Comcast Corp. and Verizon Communications Inc. have been key supporters of Federal Communications Commission Chairman Ajit Pai’s efforts to undo net neutrality rules that were adopted in 2015, which prohibit internet service providers from blocking, throttling or prioritizing certain online content.
As the FCC prepares to vote on the matter on Dec. 14, the agency has been flooded with complaints as the repeal efforts hastened, with critics predicting that telecommunications companies will have a strong financial incentive to accelerate the speed at which some content reaches users at the expense of other content.
Pai, a Republican, introduced his plan for reversing the net neutrality regulations on Nov. 21. But polling conducted after this period shows little shift in the companies’ favorability ratings.
For Comcast, there was practically nowhere to go but up. Thirty-two percent of respondents had a very or somewhat favorable view of Comcast the day Pai announced his repeal plans; 26 percent had an unfavorable opinion.
By Nov. 28, Comcast’s favorability had risen slightly to 38 percent, while 27 percent of respondents held an unfavorable view of the company, but the numbers were in line with the overall trend for the prior several months. As of Dec. 6, 35 percent of U.S. consumers reported having a favorable opinion, while 28 percent had an unfavorable opinion.

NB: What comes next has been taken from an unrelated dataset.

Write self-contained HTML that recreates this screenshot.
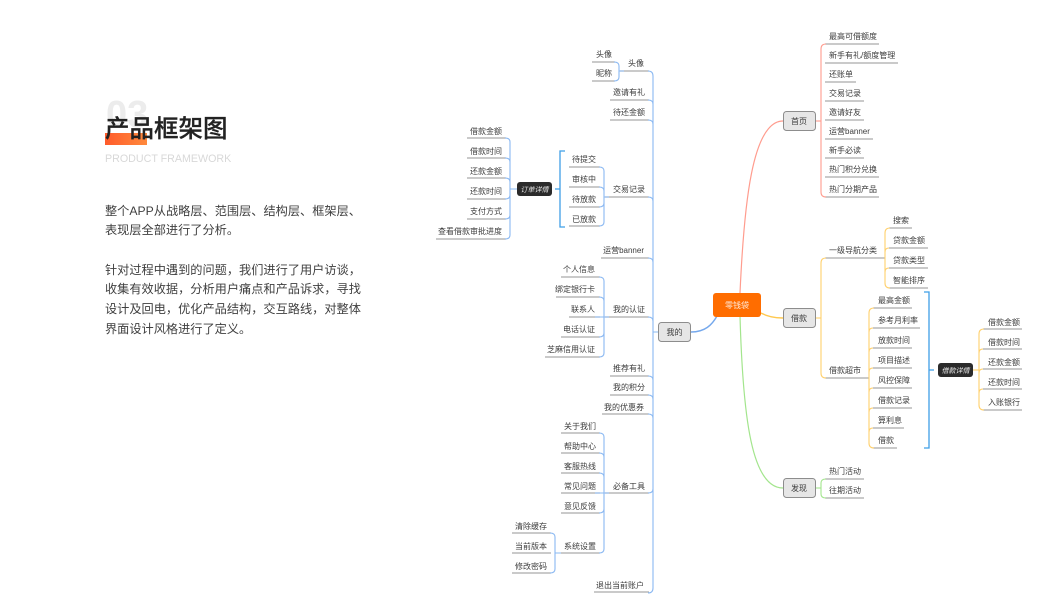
<!DOCTYPE html>
<html lang="zh">
<head>
<meta charset="utf-8">
<title>产品框架图</title>
<style>
html,body{margin:0;padding:0;background:#fff}
svg{display:block;filter:blur(.3px)}
text{font-family:"Liberation Sans","Noto Sans CJK SC",sans-serif}
.t text{font-size:8px;fill:#3c3c3c}
.e text{text-anchor:end}
.u path{stroke:#aaa;stroke-width:1.2;fill:none}
.r path{stroke:#ff9c8e;stroke-width:1.1;fill:none}
.y path{stroke:#ffd06c;stroke-width:1.1;fill:none}
.g path{stroke:#a3e58d;stroke-width:1.1;fill:none}
.b path{stroke:#8ab8f2;stroke-width:1.1;fill:none}
.k path{stroke:#3f9fe6;stroke-width:1.3;fill:none}
.body text{font-size:12.2px;fill:#3f3f3f}
</style>
</head>
<body>
<svg width="1063" height="600" viewBox="0 0 1063 600" xmlns="http://www.w3.org/2000/svg">
<defs><linearGradient id="og" x1="0" x2="1"><stop offset="0" stop-color="#ff5b2b"/><stop offset="1" stop-color="#ff8a3d"/></linearGradient></defs>
<rect width="1063" height="600" fill="#fff"/>

<!-- left copy -->
<text x="106" y="127" font-size="38" font-weight="700" fill="#ececec">03</text>
<rect x="105" y="133" width="42" height="12" fill="url(#og)"/>
<text x="105" y="137" font-size="24.5" font-weight="500" fill="#222" stroke="#222" stroke-width=".25">产品框架图</text>
<text x="105" y="162" font-size="10.7" fill="#d8d8d8">PRODUCT FRAMEWORK</text>
<g class="body">
<text x="105" y="215">整个APP从战略层、范围层、结构层、框架层、</text>
<text x="105" y="234">表现层全部进行了分析。</text>
<text x="105" y="274">针对过程中遇到的问题，我们进行了用户访谈，</text>
<text x="105" y="293">收集有效收据，分析用户痛点和产品诉求，寻找</text>
<text x="105" y="313">设计及回电，优化产品结构，交互路线，对整体</text>
<text x="105" y="333">界面设计风格进行了定义。</text>
</g>

<!-- gray underlines -->
<g class="u">
<path d="M825 44H879M825 63H898M825 82H856M825 101H864M825 120H864M825 139H873M825 158H864M825 177H879M825 197H879"/>
<path d="M825 258H885M825 378H869"/>
<path d="M889 228H912M889 248H928M889 268H928M889 288H928"/>
<path d="M873 308H912M873 328H920M873 348H912M873 368H912M873 388H912M873 408H912M873 428H904M873 448H897"/>
<path d="M983 329H1022M983 349H1022M983 369H1022M983 389H1022M983 410H1022"/>
<path d="M825 479H864M825 498H864"/>
<path d="M620 71H649M610 100H649M610 120H649M605 197H649M601 258H649M605 317H649M610 376H649M610 395H649M602 414H649M605 493H649M594 592H649"/>
<path d="M592 62H615M592 81H615"/>
<path d="M569 167H600M569 187H600M569 207H600M569 226H600"/>
<path d="M467 138H506M467 158H506M467 178H506M467 199H506M467 219H506M436 239H506"/>
<path d="M561 277H600M556 297H600M569 317H600M561 337H600M545 357H600"/>
<path d="M561 433H600M561 453H600M561 473H600M561 493H600M561 513H600M561 553H600"/>
<path d="M512 533H551M512 553H551M512 573H551"/>
</g>

<!-- main curves -->
<path d="M740 293C744 205 752 121 783 121" fill="none" stroke="#ff9c8e" stroke-width="1.2"/>
<path d="M761 313C768 317 775 318 783 318" fill="none" stroke="#ffc94f" stroke-width="1.4"/>
<path d="M740 316C743 420 752 488 783 488" fill="none" stroke="#a3e58d" stroke-width="1.2"/>
<path d="M691 332C705 332 712 325 717 316" fill="none" stroke="#75a8ec" stroke-width="1.4"/>

<!-- right spines -->
<g class="r">
<path d="M826 44Q821 44 821 49V192Q821 197 826 197"/>
<path d="M815 121H821"/>
</g>
<g class="y">
<path d="M815 318H821"/>
<path d="M826 258Q821 258 821 263V373Q821 378 826 378"/>
<path d="M890 228Q885 228 885 233V283Q885 288 890 288"/>
<path d="M874 308Q869 308 869 313V443Q869 448 874 448"/>
<path d="M873 328Q869 328 869 332M873 348Q869 348 869 352M873 368Q869 368 869 372M873 388Q869 388 869 392M873 408Q869 408 869 412M873 428Q869 428 869 432"/>
<path d="M889 248Q885 248 885 252M889 268Q885 268 885 272"/>
<path d="M973 370H979"/>
<path d="M984 329Q979 329 979 334V405Q979 410 984 410"/>
<path d="M983 349Q979 349 979 353M983 369Q979 369 979 373M983 389Q979 389 979 393"/>
</g>
<g class="g">
<path d="M815 488H821"/>
<path d="M826 479Q821 479 821 483V494Q821 498 826 498"/>
</g>
<g class="k">
<path d="M924 292H929V448H924M929 370H934"/>
<path d="M565 151H560V227H565M560 189H555"/>
</g>

<!-- left spines -->
<g class="b">
<path d="M648 71Q653 71 653 76V588Q653 593 648 593"/>
<path d="M648 100Q653 100 653 104M648 120Q653 120 653 124M648 197Q653 197 653 201M648 258Q653 258 653 262M648 317Q653 317 653 321M648 376Q653 376 653 380M648 395Q653 395 653 399M648 414Q653 414 653 418M648 493Q653 493 653 489M653 332H658"/>
<path d="M614 62Q619 62 619 66V77Q619 81 614 81M619 71H624"/>
<path d="M599 167Q604 167 604 171V222Q604 226 599 226M599 187Q604 187 604 191M599 207Q604 207 604 203M604 197H609"/>
<path d="M505 138Q510 138 510 142V235Q510 239 505 239M505 158Q510 158 510 162M505 178Q510 178 510 182M505 199Q510 199 510 195M505 219Q510 219 510 215M510 189H517"/>
<path d="M599 277Q604 277 604 281V353Q604 357 599 357M599 297Q604 297 604 301M599 337Q604 337 604 333M595 317H609"/>
<path d="M599 433Q604 433 604 437V549Q604 553 599 553M599 453Q604 453 604 457M599 473Q604 473 604 477M599 513Q604 513 604 509M595 493H609"/>
<path d="M550 533Q555 533 555 537V569Q555 573 550 573M555 553H561"/>
</g>

<!-- nodes -->
<rect x="713" y="293" width="48" height="24" rx="3" fill="#ff6d00"/>
<text x="737" y="308" font-size="8" fill="#ffe9d8" text-anchor="middle">零钱袋</text>
<g fill="#e6e6e6" stroke="#8d8d8d" stroke-width="1">
<rect x="783.5" y="111.5" width="32" height="19" rx="3"/>
<rect x="783.5" y="308.5" width="32" height="19" rx="3"/>
<rect x="783.5" y="478.5" width="32" height="19" rx="3"/>
<rect x="658.5" y="322.5" width="32" height="19" rx="3"/>
</g>
<g font-size="8" fill="#3c3c3c" text-anchor="middle">
<text x="799" y="124">首页</text>
<text x="799" y="321">借款</text>
<text x="799" y="491">发现</text>
<text x="674.5" y="335">我的</text>
</g>
<rect x="517" y="182" width="35" height="14" rx="3" fill="#2b2b2b"/>
<rect x="938" y="363" width="35" height="14" rx="3" fill="#2b2b2b"/>
<text x="534.5" y="192" font-size="7" font-style="italic" fill="#e8e8e8" text-anchor="middle">订单详情</text>
<text x="955.5" y="373" font-size="7" font-style="italic" fill="#e8e8e8" text-anchor="middle">借款详情</text>

<!-- right labels -->
<g class="t">
<text x="829" y="39">最高可借额度</text>
<text x="829" y="58">新手有礼/额度管理</text>
<text x="829" y="77">还账单</text>
<text x="829" y="96">交易记录</text>
<text x="829" y="115">邀请好友</text>
<text x="829" y="134">运营banner</text>
<text x="829" y="153">新手必读</text>
<text x="829" y="172">热门积分兑换</text>
<text x="829" y="192">热门分期产品</text>
<text x="829" y="253">一级导航分类</text>
<text x="829" y="373">借款超市</text>
<text x="893" y="223">搜索</text>
<text x="893" y="243">贷款金额</text>
<text x="893" y="263">贷款类型</text>
<text x="893" y="283">智能排序</text>
<text x="878" y="303">最高金额</text>
<text x="878" y="323">参考月利率</text>
<text x="878" y="343">放款时间</text>
<text x="878" y="363">项目描述</text>
<text x="878" y="383">风控保障</text>
<text x="878" y="403">借款记录</text>
<text x="878" y="423">算利息</text>
<text x="878" y="443">借款</text>
<text x="988" y="325">借款金额</text>
<text x="988" y="345">借款时间</text>
<text x="988" y="365">还款金额</text>
<text x="988" y="385">还款时间</text>
<text x="988" y="405">入账银行</text>
<text x="829" y="474">热门活动</text>
<text x="829" y="493">往期活动</text>
</g>

<!-- left labels -->
<g class="t e">
<text x="644" y="66">头像</text>
<text x="645" y="95">邀请有礼</text>
<text x="645" y="115">待还金额</text>
<text x="645" y="192">交易记录</text>
<text x="644" y="253">运营banner</text>
<text x="645" y="312">我的认证</text>
<text x="645" y="371">推荐有礼</text>
<text x="645" y="390">我的积分</text>
<text x="644" y="410">我的优惠券</text>
<text x="645" y="489">必备工具</text>
<text x="644" y="588">退出当前账户</text>
<text x="612" y="57">头像</text>
<text x="612" y="76">昵称</text>
<text x="596" y="162">待提交</text>
<text x="596" y="182">审核中</text>
<text x="596" y="202">待放款</text>
<text x="596" y="222">已放款</text>
<text x="502" y="134">借款金额</text>
<text x="502" y="154">借款时间</text>
<text x="502" y="174">还款金额</text>
<text x="502" y="194">还款时间</text>
<text x="502" y="214">支付方式</text>
<text x="502" y="234">查看借款审批进度</text>
<text x="595" y="272">个人信息</text>
<text x="595" y="292">绑定银行卡</text>
<text x="595" y="312">联系人</text>
<text x="595" y="332">电话认证</text>
<text x="595" y="352">芝麻信用认证</text>
<text x="596" y="429">关于我们</text>
<text x="596" y="449">帮助中心</text>
<text x="596" y="469">客服热线</text>
<text x="596" y="489">常见问题</text>
<text x="596" y="509">意见反馈</text>
<text x="596" y="549">系统设置</text>
<text x="547" y="529">清除缓存</text>
<text x="547" y="549">当前版本</text>
<text x="547" y="569">修改密码</text>
</g>
</svg>
</body>
</html>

Verizon’s standing with the public also edged up during the same time period, but also in line with its overall trend in the months prior to Pai’s introduction of his plan.
Fifty-four percent of U.S. adults said they held a very or somewhat favorable view of Verizon on Nov. 21, while 26 percent said they held an unfavorable view of the company. By Nov. 28, Verizon’s favorability improved slightly to 56 percent, while its unfavorable numbers had dipped one-point to 25 percent.
As of Dec. 6, Verizon’s favorability rating was at 58 percent, with a 22 unfavorability rating.
Perceptions of Comcast and Verizon have also remained relatively stable since Pai was designated FCC chairman by President Donald Trump in January, after serving as a commissioner since 2012. Thirty-seven percent of adults had a favorable view of Comcast on Jan. 20, Trump’s inauguration day, while 57 percent had a favorable opinion of Verizon.
Columbia University Law professor Tim Wu, who is credited with first coining the term “net neutrality” in 2003, said it wasn’t too surprising the debate was having a minimal impact on consumers’ views of large internet service providers.
“These aren’t politicians, where you’re judging them on their stances,” Wu said in a Wednesday phone interview. “They have a big role in your lives, and their views on net neutrality haven’t changed.”
A Verizon spokesman said consumers had a favorable opinion of the company because it prioritized service over policy debates. Comcast did not respond to a request for comment.
The stability in perceptions about ISPs is notable because Americans broadly disagree with large service providers about net neutrality. A Morning Consult/Politico poll conducted Nov. 21-25 found that 52 percent of registered voters support the FCC’s existing net neutrality rules. Fifty-five percent of Democrats support the regulations, as do 53 percent of Republicans.
Service providers in particular support the FCC’s move towards repealing net neutrality, viewing it as an overly burdensome regulation.
With the FCC’s 3-2 Republican majority highly likely to push through the net neutrality rules changes in mid-December, the issue is likely not going away. Some Republican lawmakers have expressed support for a permanent legislative solution to codify net neutrality.
A House Energy and Commerce Committee spokesperson on Tuesday said by email that Chairman Greg Walden (R-Ore.) supports a permanent legislative solution for net neutrality that includes input from all stakeholders, including ISPs and edge providers like Facebook Inc. and Google Inc. — an effort he’s backed since the previous Congress.
Democrats, though, scoff at that approach, saying the current rules work just fine. “We already have a legislative solution for net neutrality: It’s called Title II of the Communications Act,” FCC Commissioner Mignon Clyburn said in an emailed statement Monday, referring to the law that served as the basis for classifying broadband providers as a utility.